Quotable Value estimates Ewe's house is currently worth $660,000. Three separate computer-based valuations viewed by the Weekend Herald this week put the home's worth at between $600,000 and $715,000.
Her family are furious after learning of the private sale. They believe the company took advantage of the widowed great-grandmother to secure a cheap deal and there is no way she gave informed consent.
Consumer NZ said the case "smacks" of unfairness and Ewe may have grounds to overturn the contract if she can prove unconscionable conduct or breach of the Fair Trading Act.
"Her best advice is talk to a lawyer," Consumer NZ chief Sue Chetwin said.
"She may well have grounds to stop this sale going ahead because she hasn't been properly advised."
Auckland House Buyers declined to comment, referring the matter to its lawyers.
"I don't want to say anything that can jeopardise my position," Lee told the Weekend Herald.
But in a text message to Ewe last month, Lee defended the sale process.
"At the time of the meeting we were both very clear and i invited all your family members to sit in on our meeting as well. Given property needs to be modernized (sic) and there are not agent fees involved the price is a very fair offer."
In a letter last month, Ewe's GP Mike Lovell-Smith said she was vulnerable at the time, having undergone chemo and stomach cancer surgery, and a recent CT scan identifying lung cancer.
"It would be easy for people to take advantage of her in her current poor health. I hope she will be offered all the help available in dealing with the matters related to her house."
But pleas to have the sale contract voided appear to have fallen on deaf ears. Ewe is due to vacate the humble three bedroom home next week and may have to move in with grandchildren.
Lee, the company's head buyer, turned up on Ewe's doorstep with a basket of food treats after she responded to a flyer advert delivered into her mail box earlier that day.
The flyer, endorsed by ex-Warriors league star Wairangi Koopu, promised: "For a fair offer & no agent fees, call today."
The company and its offshoot Property Wise buy homes in private sales.
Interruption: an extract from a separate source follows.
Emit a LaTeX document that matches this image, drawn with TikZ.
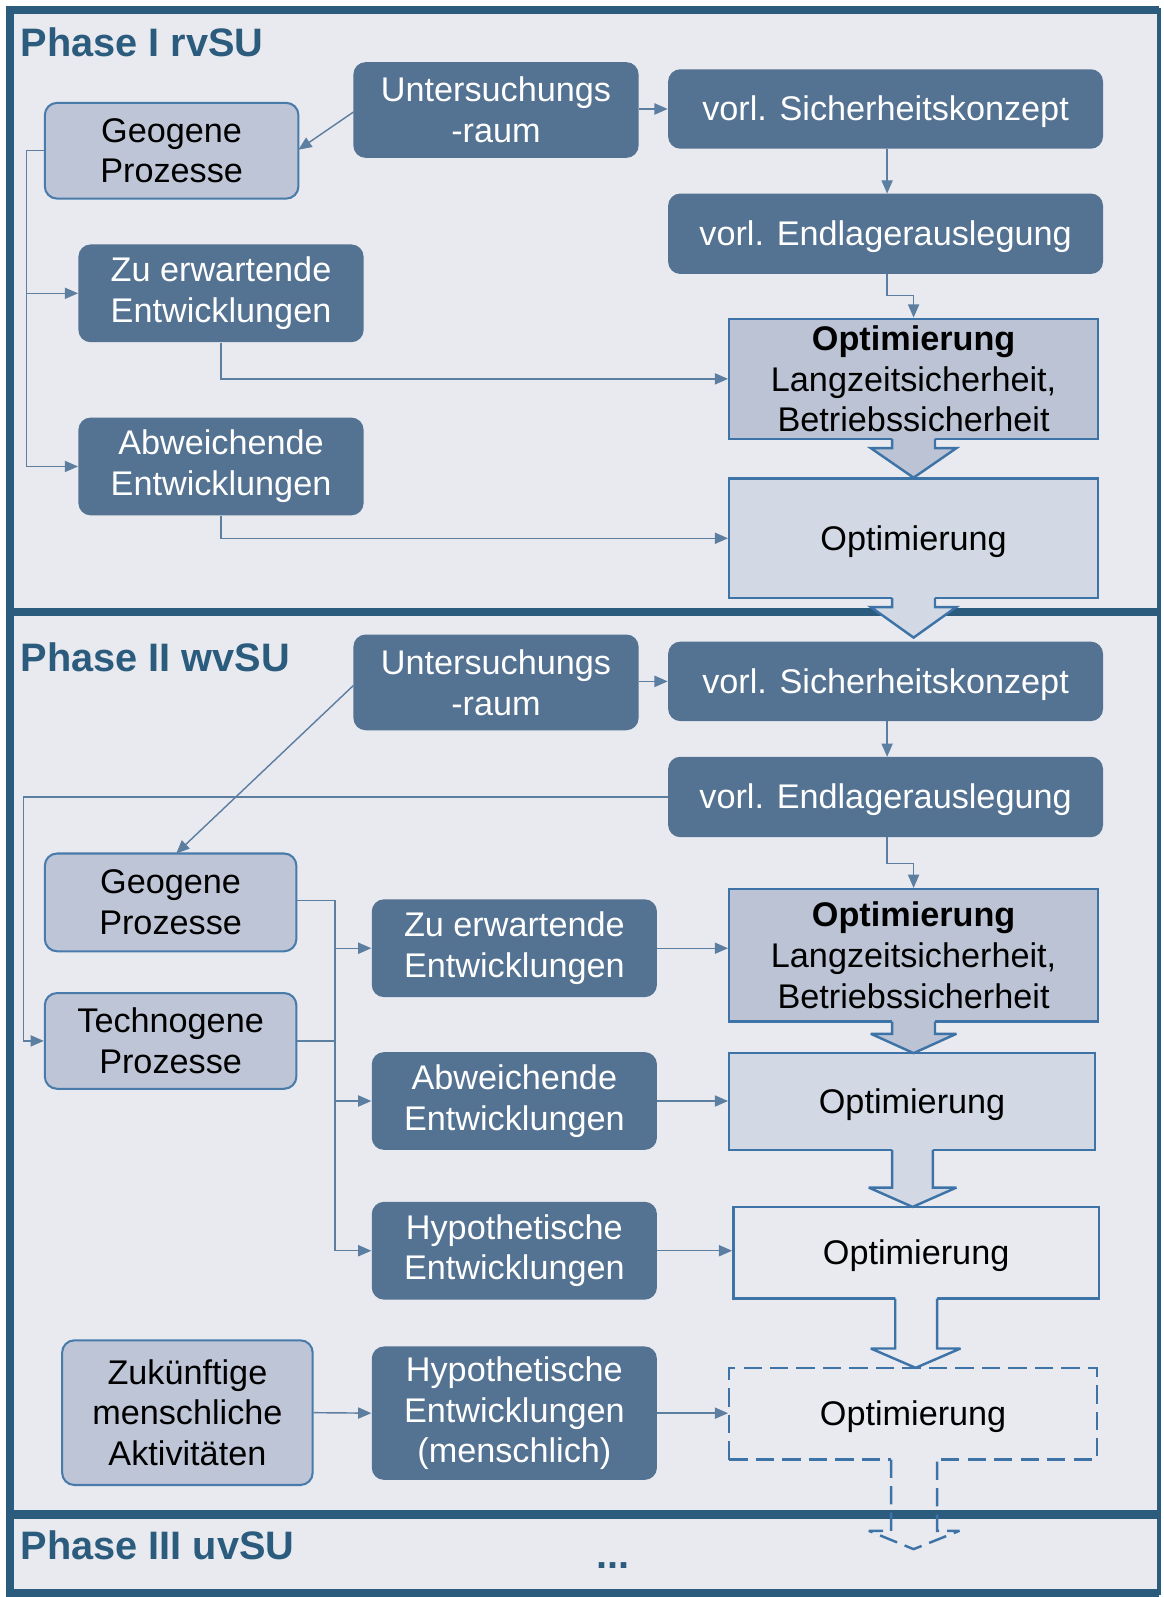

Its salespeople are not subject to real estate industry code of conduct rules or regulations under the Real Estate Agents Act.
Ewe told the Weekend Herald she still owed $90,000 on her mortgage and did not want to burden her children with debt, so responded to the ad in "panic" after learning of the lung cancer diagnosis.
"I was thinking, 'I'm going to die because I have lung cancer' and I thought, 'I ain't going to leave any bills behind'."
The Te Puea Marae volunteer said Lee initially offered just $500,000, before upping the offer to $560,000 when she told him another realty firm had earlier appraised the property at considerably more.
Ewe claimed she queried whether her lawyer should be present and believed she was signing some sort of agency agreement.
She is unsure where she will go and the family are seeking urgent legal advice in a bid to halt the sale.
A family friend and industry insider, who the Weekend Herald has agreed not name, said Ewe would have been under immense "emotional duress and stress" at the time.
The friend contacted Lee in February asking him to void the contract, but had not heard back.
"The price is well below the market value, she's got nowhere to go, she's a sick woman and these people have taken advantage of her."
The friend believed a law change was needed to give people greater protection when entering into private treaty sales.
The Real Estate Agents Authority said homeowners did not have to sell through licensed real estate agents, but had less access to redress if something went wrong in a private sale through an unlicensed salesperson.